Образ маленького толстяка, протягивающего потную руку и произносящего эти слова, был настолько жалким, что я не засмеялась. Если бы я была унижена героиней своего детства, то тоже никогда бы этого не забыла.

— Надеюсь, Кей, теперь ты понимаешь, что представляет собой Спарацино, — сказал Итридж. — Рассказывая эту историю в Колумбийском университете, он был пьян и озлоблен. И он громогласно обещал, что отомстит, что покажет Дороти Паркер и прочей элите, как над ним смеяться. И что же теперь? — Итридж оценивающе взглянул на меня. — Теперь он один из самых могущественных адвокатов, специализирующихся по литературным делам в стране, свободно общается с редакторами, агентами, писателями, причем все они возможно, тайно ненавидят его и при этом боятся. Насколько мне известно, он регулярно завтракает в «Алгонкине», а также настаивает на том, чтобы все контракты по фильмам и книгам подписывались именно там. Не сомневаюсь, что при этом он в душе смеется над тенью Дороти Паркер. Ну, что, звучит надуманно?
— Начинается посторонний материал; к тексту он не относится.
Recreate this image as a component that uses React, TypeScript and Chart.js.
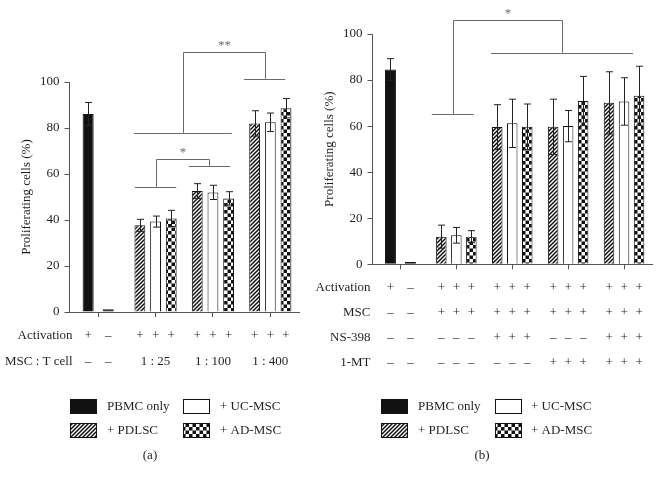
import React, { useEffect, useRef } from 'react';
import { Chart, registerables } from 'chart.js';
Chart.register(...registerables);

const FONT = '"Liberation Serif", "Times New Roman", serif';
const TEXT = '#231f20';
const AXIS = '#555555';
const BRACKET = '#6a6a6a';
const INK = '#111111';

// ---------- Panel (a) data ----------
const catA = ['PBMC', '1 : 25', '1 : 100', '1 : 400'];
const pbmcOnA = [86.1, null, null, null];
const pbmcOffA = [1.2, null, null, null];
const pdlscA = [null, 37.7, 52.6, 82.0];
const ucmscA = [null, 39.3, 52.0, 82.5];
const admscA = [null, 40.7, 49.4, 88.6];
const pbmcOnErrA = [5.0, 0, 0, 0];
const pbmcOffErrA = [0, 0, 0, 0];
const pdlscErrA = [0, 2.6, 3.2, 5.5];
const ucmscErrA = [0, 2.4, 3.1, 4.0];
const admscErrA = [0, 3.5, 2.9, 4.2];
const activationA = [['+', '–'], ['+', '+', '+'], ['+', '+', '+'], ['+', '+', '+']];
const ratioA = [['–', '–'], ['1 : 25'], ['1 : 100'], ['1 : 400']];
const spansA = [
  { from: 0.64, to: 1.36, y: 54.4 },
  { from: 1.58, to: 2.3, y: 63.6 },
  { from: 0.62, to: 2.33, y: 77.9 },
  { from: 2.54, to: 3.26, y: 101.4 },
];
const bracketsA = [
  { a: 0, b: 1, top: 66.6, label: '*' },
  { a: 2, b: 3, top: 113.2, label: '**' },
];

// ---------- Panel (b) data ----------
const catB = ['PBMC', 'MSC', 'MSC + NS-398', 'MSC + 1-MT', 'MSC + NS-398 + 1-MT'];
const pbmcOnB = [84.6, null, null, null, null];
const pbmcOffB = [1.0, null, null, null, null];
const pdlscB = [null, 12.0, 59.6, 59.7, 70.1];
const ucmscB = [null, 12.6, 61.2, 60.0, 70.7];
const admscB = [null, 12.0, 59.7, 70.9, 73.2];
const pbmcOnErrB = [4.7, 0, 0, 0, 0];
const pbmcOffErrB = [0, 0, 0, 0, 0];
const pdlscErrB = [0, 5.0, 9.7, 12.0, 13.5];
const ucmscErrB = [0, 3.4, 10.5, 6.8, 10.3];
const admscErrB = [0, 2.6, 9.9, 10.7, 12.8];
const activationB = [['+', '–'], ['+', '+', '+'], ['+', '+', '+'], ['+', '+', '+'], ['+', '+', '+']];
const mscB = [['–', '–'], ['+', '+', '+'], ['+', '+', '+'], ['+', '+', '+'], ['+', '+', '+']];
const ns398B = [['–', '–'], ['–', '–', '–'], ['+', '+', '+'], ['–', '–', '–'], ['+', '+', '+']];
const mtB = [['–', '–'], ['–', '–', '–'], ['–', '–', '–'], ['+', '+', '+'], ['+', '+', '+']];
const spansB = [
  { from: 0.56, to: 1.31, y: 65.1 },
  { from: 1.62, to: 4.16, y: 91.9 },
];
const bracketsB = [{ a: 0, b: 1, top: 106.0, label: '*' }];

const yTicks = [0, 20, 40, 60, 80, 100];
const legendLabels = ['PBMC only', '+ UC-MSC', '+ PDLSC', '+ AD-MSC'];
const yTitle = 'Proliferating cells (%)';

type Fill = 'black' | 'hatch' | 'white' | 'check';

function makePatterns(ctx: CanvasRenderingContext2D) {
  const h = document.createElement('canvas');
  h.width = 4; h.height = 4;
  const hg = h.getContext('2d')!;
  hg.fillStyle = '#fff'; hg.fillRect(0, 0, 4, 4);
  hg.strokeStyle = INK; hg.lineWidth = 1.5;
  hg.beginPath();
  hg.moveTo(0, 4); hg.lineTo(4, 0);
  hg.moveTo(-1, 1); hg.lineTo(1, -1);
  hg.moveTo(3, 5); hg.lineTo(5, 3);
  hg.stroke();
  const c = document.createElement('canvas');
  c.width = 7; c.height = 7;
  const cg = c.getContext('2d')!;
  cg.fillStyle = '#fff'; cg.fillRect(0, 0, 7, 7);
  cg.fillStyle = INK;
  cg.fillRect(0, 0, 3.5, 3.5);
  cg.fillRect(3.5, 3.5, 3.5, 3.5);
  return {
    black: INK,
    white: '#ffffff',
    hatch: ctx.createPattern(h, 'repeat')!,
    check: ctx.createPattern(c, 'repeat')!,
  } as Record<Fill, any>;
}

type Series = { label: string; data: (number | null)[]; err: number[]; fill: Fill; pbmc: boolean };

type Panel = {
  ox: number; width: number;
  area: { left: number; right: number; top: number; bottom: number };
  cats: string[];
  series: Series[];
  rows: { label: string; cells: string[][] }[];
  rowY: number[];
  labelRight: number;
  spans: { from: number; to: number; y: number }[];
  brackets: { a: number; b: number; top: number; label: string }[];
  legendBoxX: number[]; legendTextX: number[]; legendY: number[];
  caption: string; captionX: number; captionY: number;
  titleX: number;
  catPct: number; barPct: number; pbmcCatPct: number; pbmcBarPct: number;
};

const panelA: Panel = {
  ox: 0, width: 312,
  area: { left: 69.5, right: 299, top: 82, bottom: 312 },
  cats: catA,
  series: [
    { label: 'PBMC only (+)', data: pbmcOnA, err: pbmcOnErrA, fill: 'black', pbmc: true },
    { label: 'PBMC only (−)', data: pbmcOffA, err: pbmcOffErrA, fill: 'black', pbmc: true },
    { label: '+ PDLSC', data: pdlscA, err: pdlscErrA, fill: 'hatch', pbmc: false },
    { label: '+ UC-MSC', data: ucmscA, err: ucmscErrA, fill: 'white', pbmc: false },
    { label: '+ AD-MSC', data: admscA, err: admscErrA, fill: 'check', pbmc: false },
  ],
  rows: [
    { label: 'Activation', cells: activationA },
    { label: 'MSC : T cell', cells: ratioA },
  ],
  rowY: [336, 362],
  labelRight: 72.5,
  spans: spansA,
  brackets: bracketsA,
  legendBoxX: [70, 183, 70, 183], legendTextX: [107, 220, 107, 220], legendY: [399, 399, 423, 423],
  caption: '(a)', captionX: 150, captionY: 456,
  titleX: 27,
  catPct: 0.82, barPct: 0.69, pbmcCatPct: 0.7, pbmcBarPct: 0.55,
};

const panelB: Panel = {
  ox: 312, width: 349,
  area: { left: 372.5, right: 652, top: 34, bottom: 264.3 },
  cats: catB,
  series: [
    { label: 'PBMC only (+)', data: pbmcOnB, err: pbmcOnErrB, fill: 'black', pbmc: true },
    { label: 'PBMC only (−)', data: pbmcOffB, err: pbmcOffErrB, fill: 'black', pbmc: true },
    { label: '+ PDLSC', data: pdlscB, err: pdlscErrB, fill: 'hatch', pbmc: false },
    { label: '+ UC-MSC', data: ucmscB, err: ucmscErrB, fill: 'white', pbmc: false },
    { label: '+ AD-MSC', data: admscB, err: admscErrB, fill: 'check', pbmc: false },
  ],
  rows: [
    { label: 'Activation', cells: activationB },
    { label: 'MSC', cells: mscB },
    { label: 'NS-398', cells: ns398B },
    { label: '1-MT', cells: mtB },
  ],
  rowY: [288, 313, 338, 363],
  labelRight: 370.5,
  spans: spansB,
  brackets: bracketsB,
  legendBoxX: [381, 495, 381, 495], legendTextX: [418, 531, 418, 531], legendY: [399, 399, 423, 423],
  caption: '(b)', captionX: 482, captionY: 456,
  titleX: 330,
  catPct: 0.805, barPct: 0.7, pbmcCatPct: 0.715, pbmcBarPct: 0.55,
};

function drawExtras(chart: any, p: Panel, pats: Record<Fill, any>) {
  const ctx: CanvasRenderingContext2D = chart.ctx;
  const xs = chart.scales.x;
  const ys = chart.scales.y;
  const area = chart.chartArea;
  const ox = p.ox;
  ctx.save();

  // x-axis extension to the left of the y-axis
  ctx.strokeStyle = AXIS; ctx.lineWidth = 1;
  const by = Math.round(area.bottom) + 0.5;
  ctx.beginPath(); ctx.moveTo(area.left - 4.5, by); ctx.lineTo(area.left, by); ctx.stroke();

  // error bars
  ctx.strokeStyle = '#222'; ctx.lineWidth = 1;
  p.series.forEach((s, di) => {
    const meta = chart.getDatasetMeta(di);
    meta.data.forEach((el: any, j: number) => {
      const v = s.data[j];
      const e = s.err[j];
      if (v == null || !e) return;
      const x = Math.round(el.x) + 0.5;
      const yt = ys.getPixelForValue(v + e);
      const yb = ys.getPixelForValue(v - e);
      ctx.beginPath();
      ctx.moveTo(x, yt); ctx.lineTo(x, yb);
      ctx.moveTo(x - 3.5, yt); ctx.lineTo(x + 3.5, yt);
      ctx.moveTo(x - 3.5, yb); ctx.lineTo(x + 3.5, yb);
      ctx.stroke();
    });
  });

  // significance spans and brackets
  const c0 = xs.getPixelForValue(0);
  const cw = xs.getPixelForValue(1) - c0;
  const fx = (f: number) => c0 + f * cw;
  ctx.strokeStyle = BRACKET; ctx.lineWidth = 1;
  p.spans.forEach((sp) => {
    const y = Math.round(ys.getPixelForValue(sp.y)) + 0.5;
    ctx.beginPath(); ctx.moveTo(fx(sp.from), y); ctx.lineTo(fx(sp.to), y); ctx.stroke();
  });
  ctx.fillStyle = BRACKET;
  ctx.font = `13px ${FONT}`;
  ctx.textAlign = 'center';
  ctx.textBaseline = 'middle';
  p.brackets.forEach((b) => {
    const sa = p.spans[b.a], sb = p.spans[b.b];
    const xa = Math.round(fx((sa.from + sa.to) / 2)) + 0.5;
    const xb = Math.round(fx((sb.from + sb.to) / 2)) + 0.5;
    const ya = ys.getPixelForValue(sa.y);
    const yb = ys.getPixelForValue(sb.y);
    const yt = Math.round(ys.getPixelForValue(b.top)) + 0.5;
    ctx.beginPath();
    ctx.moveTo(xa, ya); ctx.lineTo(xa, yt); ctx.lineTo(xb, yt); ctx.lineTo(xb, yb);
    ctx.stroke();
    ctx.fillText(b.label, (xa + xb) / 2, yt - 7);
  });

  // table under the axis
  ctx.fillStyle = TEXT;
  ctx.font = `13px ${FONT}`;
  p.rows.forEach((row, ri) => {
    const y = p.rowY[ri];
    ctx.textAlign = 'right';
    ctx.fillText(row.label, p.labelRight - ox, y);
    ctx.textAlign = 'center';
    row.cells.forEach((cells, g) => {
      const xsPos: number[] = [];
      p.series.forEach((s, di) => {
        if (s.data[g] != null) xsPos.push(chart.getDatasetMeta(di).data[g].x);
      });
      xsPos.sort((a, b) => a - b);
      if (cells.length === xsPos.length) {
        cells.forEach((t, k) => ctx.fillText(t, xsPos[k], y));
      } else {
        ctx.fillText(cells.join(' '), xs.getPixelForValue(g), y);
      }
    });
  });

  // legend
  const fills: Fill[] = ['black', 'white', 'hatch', 'check'];
  fills.forEach((f, k) => {
    const bx = p.legendBoxX[k] - ox;
    const byy = p.legendY[k];
    ctx.fillStyle = pats[f];
    ctx.fillRect(bx, byy, 27, 15);
    ctx.strokeStyle = INK; ctx.lineWidth = 1;
    ctx.strokeRect(bx + 0.5, byy + 0.5, 26, 14);
    ctx.fillStyle = TEXT;
    ctx.textAlign = 'left';
    ctx.fillText(legendLabels[k], p.legendTextX[k] - ox, byy + 7.5);
  });

  // caption
  ctx.textAlign = 'center';
  ctx.fillText(p.caption, p.captionX - ox, p.captionY);

  // y title
  ctx.save();
  ctx.translate(p.titleX - ox, (area.top + area.bottom) / 2);
  ctx.rotate(-Math.PI / 2);
  ctx.fillText(yTitle, 0, 0);
  ctx.restore();

  ctx.restore();
}

function PanelChart({ p }: { p: Panel }) {
  const ref = useRef<HTMLCanvasElement>(null);
  useEffect(() => {
    const canvas = ref.current!;
    const ctx = canvas.getContext('2d')!;
    const pats = makePatterns(ctx);
    const yW = 40;
    const xH = 10;
    const left = p.area.left - p.ox;
    const chart = new Chart(ctx, {
      type: 'bar',
      data: {
        labels: p.cats,
        datasets: p.series.map((s) => ({
          label: s.label,
          data: s.data as any,
          backgroundColor: pats[s.fill],
          borderColor: INK,
          borderWidth: 1,
          categoryPercentage: s.pbmc ? p.pbmcCatPct : p.catPct,
          barPercentage: s.pbmc ? p.pbmcBarPct : p.barPct,
          skipNull: true,
        })) as any,
      },
      options: {
        responsive: false,
        animation: false,
        events: [],
        layout: {
          padding: {
            left: left - yW,
            right: p.width - (p.area.right - p.ox),
            top: p.area.top,
            bottom: 482 - p.area.bottom - xH,
          },
        },
        plugins: { legend: { display: false }, tooltip: { enabled: false } },
        scales: {
          x: {
            type: 'category',
            offset: true,
            grid: { display: true, drawOnChartArea: false, drawTicks: true, tickLength: 5, offset: false, color: AXIS },
            border: { display: true, color: AXIS, width: 1 },
            ticks: { display: false },
            afterFit: (s: any) => { s.height = xH; },
          },
          y: {
            min: 0, max: 100,
            afterBuildTicks: (s: any) => { s.ticks = yTicks.map((v) => ({ value: v })); },
            grid: { display: true, drawOnChartArea: false, drawTicks: true, tickLength: 5, color: AXIS },
            border: { display: true, color: AXIS, width: 1 },
            ticks: { color: TEXT, padding: 5, font: { family: FONT, size: 13 } },
            afterFit: (s: any) => { s.width = yW; },
          },
        },
      } as any,
      plugins: [{ id: 'extras', afterDatasetsDraw: (c: any) => drawExtras(c, p, pats) }],
    });
    return () => chart.destroy();
  }, [p]);
  return (
    <canvas
      ref={ref}
      width={p.width}
      height={482}
      style={{ position: 'absolute', left: p.ox, top: 0, width: p.width, height: 482 }}
    />
  );
}

export default function App() {
  return (
    <div style={{ position: 'absolute', left: 0, top: 0, width: 661, height: 482, background: '#fff', overflow: 'hidden' }}>
      <PanelChart p={panelA} />
      <PanelChart p={panelB} />
    </div>
  );
}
— Вовсе нет. Тут не нужно быть психологом, — сказала я.

— Вот, что я собираюсь предложить, — сказал Итридж, глядя на меня в упор, — позволь мне заняться Спарацино. Я хочу, чтобы ты вообще, насколько это возможно, не контактировала с ним. Его нельзя недооценивать, Кей. Даже когда кажется, что ты почти ничего не сообщаешь ему, он читает между строк, и он мастер делать невероятно точные выводы. Я не знаю, в какой мере в действительности Спарацино был замешан в дела Берил Медисон и Харперов, и чем он собирается заниматься теперь. Возможно, различными сомнительными делишками, но я не хочу, чтобы он узнал об этих убийствах подробностей больше, чем уже знает.
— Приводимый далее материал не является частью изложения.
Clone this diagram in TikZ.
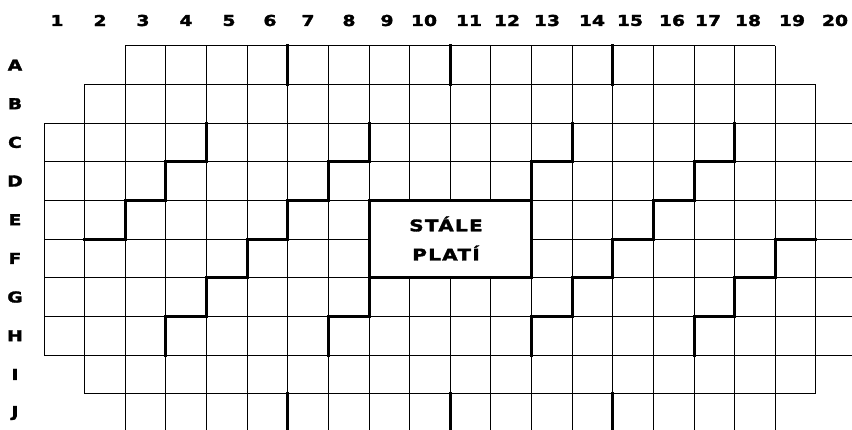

— Он уже знает предостаточно, — сказала я. — Например, у него есть полицейский отчет по делу Медисон. Не спрашивай меня, откуда...

— Он очень изобретателен, — прервал меня Итридж. — Я советую тебе изъять из обращения все отчеты, отсылай их только туда, куда обязана. Ты должна повысить дисциплину в своем офисе, усилить охрану, каждое дело — под замок. Твои сотрудники не должны выдавать информацию, касающуюся этих дел кому бы то ни было, пока не убедятся, что тот, с кем они разговаривают, имеет право доступа. Спарацино использует для своей выгоды любую мелочь. Для него это игра. Многие люди могут оказаться задетыми, включая тебя. Не говоря уже о том, что может случиться, когда дела дойдут до суда. После любого из его типичных рекламных блицев, нам придется перевести дело в судебный округ.
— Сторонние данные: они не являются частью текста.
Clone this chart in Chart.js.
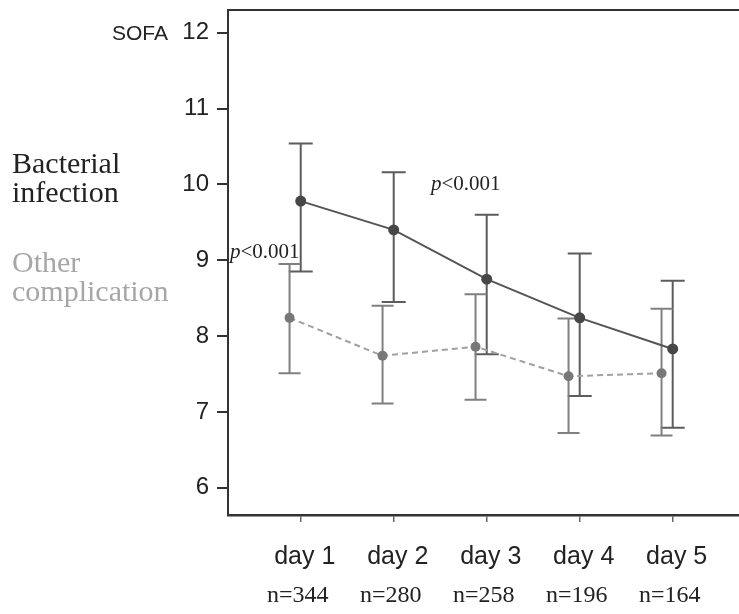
<!DOCTYPE html>
<html>
<head>
<meta charset="utf-8">
<script src="https://cdn.jsdelivr.net/npm/chart.js@4/dist/chart.umd.min.js"></script>
<style>
  html, body { margin: 0; padding: 0; background: #fff; }
  #wrap { width: 739px; height: 614px; }
</style>
</head>
<body>
<div id="wrap"><canvas id="sofaChart"></canvas></div>
<script>
// SOFA score per day: mean with error bars for both patient groups
const days = ["day 1", "day 2", "day 3", "day 4", "day 5"];
const patientCounts = ["n=344", "n=280", "n=258", "n=196", "n=164"];
const bacterialMean = [9.78, 9.40, 8.75, 8.24, 7.83];
const bacterialLow = [8.85, 8.45, 7.76, 7.21, 6.79];
const bacterialHigh = [10.54, 10.16, 9.60, 9.09, 8.73];
const otherMean = [8.24, 7.74, 7.86, 7.47, 7.51];
const otherLow = [7.51, 7.11, 7.16, 6.72, 6.69];
const otherHigh = [8.95, 8.40, 8.55, 8.23, 8.36];
const yTicks = [6, 7, 8, 9, 10, 11, 12];
const otherShift = 0.12; // nudge the second group left so the bars don't overlap

const dayTicks = (scale) => { scale.ticks = days.map((d, i) => ({ value: i + 1 })); };

// whiskers with caps, drawn under the lines and points
const errorBars = {
    id: "errorBars",
    beforeDatasetsDraw(chart) {
        const ctx = chart.ctx;
        const xs = chart.scales.x, ys = chart.scales.y;
        chart.data.datasets.forEach(ds => {
            ctx.save();
            ctx.strokeStyle = ds.barColor;
            ctx.lineWidth = 2;
            ds.data.forEach((pt, i) => {
                const px = xs.getPixelForValue(pt.x);
                const top = ys.getPixelForValue(ds.high[i]);
                const bot = ys.getPixelForValue(ds.low[i]);
                ctx.beginPath();
                ctx.moveTo(px, top); ctx.lineTo(px, bot);
                ctx.moveTo(px - ds.capHalf, top); ctx.lineTo(px + ds.capHalf, top);
                ctx.moveTo(px - ds.capHalf, bot); ctx.lineTo(px + ds.capHalf, bot);
                ctx.stroke();
            });
            ctx.restore();
        });
    }
};

function pText(ctx, x, y) {
    ctx.font = "italic 21px 'Liberation Serif'";
    ctx.fillText("p", x, y);
    const w = ctx.measureText("p").width;
    ctx.font = "21px 'Liberation Serif'";
    ctx.fillText("<0.001", x + w, y);
}

// frame top, axis caption, group names and p values
const annotations = {
    id: "annotations",
    afterDraw(chart) {
        const ctx = chart.ctx;
        const area = chart.chartArea;
        const xs = chart.scales.x, ys = chart.scales.y;
        ctx.save();
        ctx.strokeStyle = "#333";
        ctx.lineWidth = 2;
        ctx.beginPath();
        ctx.moveTo(area.left - 1, area.top);
        ctx.lineTo(chart.width, area.top);
        ctx.stroke();

        ctx.fillStyle = "#222";
        ctx.textBaseline = "alphabetic";
        ctx.textAlign = "right";
        ctx.font = "21px 'Liberation Sans'";
        ctx.fillText("SOFA", 168, ys.getPixelForValue(12) + 7);

        ctx.textAlign = "left";
        ctx.font = "30px 'Liberation Serif'";
        ctx.fillText("Bacterial", 12, 173);
        ctx.fillText("infection", 12, 202);
        ctx.fillStyle = "#a6a6a6";
        ctx.fillText("Other", 12, 272);
        ctx.fillText("complication", 12, 301);

        ctx.fillStyle = "#222";
        pText(ctx, area.left + 2, ys.getPixelForValue(9.03));
        pText(ctx, xs.getPixelForValue(2.4), ys.getPixelForValue(9.93));
        ctx.restore();
    }
};

new Chart(document.getElementById("sofaChart"), {
    type: "line",
    data: {
        datasets: [
            {
                label: "Bacterial infection",
                data: bacterialMean.map((v, i) => ({ x: i + 1, y: v })),
                low: bacterialLow, high: bacterialHigh,
                barColor: "#5c5c5c", capHalf: 12,
                borderColor: "#555",
                borderWidth: 2,
                pointRadius: 5.5,
                pointBackgroundColor: "#474747",
                pointBorderWidth: 0,
                xAxisID: "x", yAxisID: "y"
            },
            {
                label: "Other complication",
                data: otherMean.map((v, i) => ({ x: i + 1 - otherShift, y: v })),
                low: otherLow, high: otherHigh,
                barColor: "#808080", capHalf: 11,
                borderColor: "#a0a0a0",
                borderDash: [6, 4],
                borderWidth: 2,
                pointRadius: 5,
                pointBackgroundColor: "#787878",
                pointBorderWidth: 0,
                xAxisID: "x", yAxisID: "y"
            }
        ]
    },
    options: {
        responsive: true,
        maintainAspectRatio: false,
        animation: false,
        layout: { autoPadding: false, padding: { top: 10, left: 0, right: 0, bottom: 0 } },
        plugins: { legend: { display: false }, tooltip: { enabled: false } },
        scales: {
            x: {
                type: "linear",
                min: 0.218, max: 5.713,
                afterBuildTicks: dayTicks,
                afterFit: (scale) => { scale.height = 55; scale.paddingLeft = 0; scale.paddingRight = 0; },
                border: { color: "#333", width: 2.5 },
                grid: { drawOnChartArea: false, drawTicks: true, tickLength: 7, color: "#666", lineWidth: 1.5 },
                ticks: {
                    callback: (v) => days[Math.round(v) - 1],
                    font: { family: "'Liberation Sans'", size: 25 },
                    color: "#222",
                    padding: 20,
                    labelOffset: 4,
                    maxRotation: 0,
                    autoSkip: false
                }
            },
            x2: {
                type: "linear",
                axis: "x",
                position: "bottom",
                min: 0.218, max: 5.713,
                afterBuildTicks: dayTicks,
                afterFit: (scale) => { scale.height = 44; scale.paddingLeft = 0; scale.paddingRight = 0; },
                border: { display: false },
                grid: { display: false },
                ticks: {
                    callback: (v) => patientCounts[Math.round(v) - 1],
                    font: { family: "'Liberation Serif'", size: 24 },
                    color: "#222",
                    padding: 3,
                    labelOffset: -3,
                    maxRotation: 0,
                    autoSkip: false
                }
            },
            y: {
                type: "linear",
                min: 5.64, max: 12.3,
                afterBuildTicks: (scale) => { scale.ticks = yTicks.map(v => ({ value: v })); },
                afterFit: (scale) => { scale.width = 228; scale.paddingTop = 0; scale.paddingBottom = 0; },
                border: { color: "#333", width: 2 },
                grid: { drawOnChartArea: false, drawTicks: true, tickLength: 11, color: "#333", lineWidth: 2 },
                ticks: {
                    font: { family: "'Liberation Sans'", size: 24 },
                    color: "#222",
                    padding: 8
                }
            }
        }
    },
    plugins: [errorBars, annotations]
});
</script>
</body>
</html>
— Может быть, он предвидел, что ты это сделаешь, — сказала я спокойно.

— Что я возьму на себя функции громоотвода? Выйду на сцену сам, вместо того чтобы позволить помощникам заниматься этим?

Я кивнула.

— Ну, может быть, и так, — ответил он.

Я была в этом уверена. Я не была той жертвой, которую наметил Спарацино. Его целью была месть. Спарацино не мог докучать непосредственно главному прокурору. Он бы никогда не пробрался через охранников, адъютантов, секретарей. Поэтому Спарацино докучал мне и добился желаемого. Мысль о том, что меня использовали таким образом, только разозлила меня еще больше, и тут неожиданно я вспомнила Марка. Какова его роль во всем этом?

— Ты раздражена, и я не виню тебя, — сказал Итридж. — Тебе просто надо проглотить свою гордость, справиться с эмоциями, Кей. Мне нужна твоя помощь.

Я внимательно слушала.

— Я сильно подозреваю, что эта рукопись, которой все так интересуются, поможет нам вмешаться в игры Спарацино, прекратить его аттракционы. У тебя есть хоть какая-то возможность найти ее след?

Я почувствовала, что мое лицо начинает гореть.

— Она никогда не проходила через мой отдел, Том...

— Кей, — сказал он твердо, — я спрашиваю тебя не об этом. Много чего никогда не проходило через отдел медицинской экспертизы, но главный медицинский эксперт как-то умудрялся находить следы. Прописанное лекарство; жалоба на боль в груди, случайно подслушанная прежде, чем человек упал замертво; склонность к самоубийству, которую члены семьи «ненароком» разгласили. Ты не можешь никого принудить давать показания, у тебя нет такой власти, но ты можешь выяснить такие детали, которые никто никогда не расскажет полиции.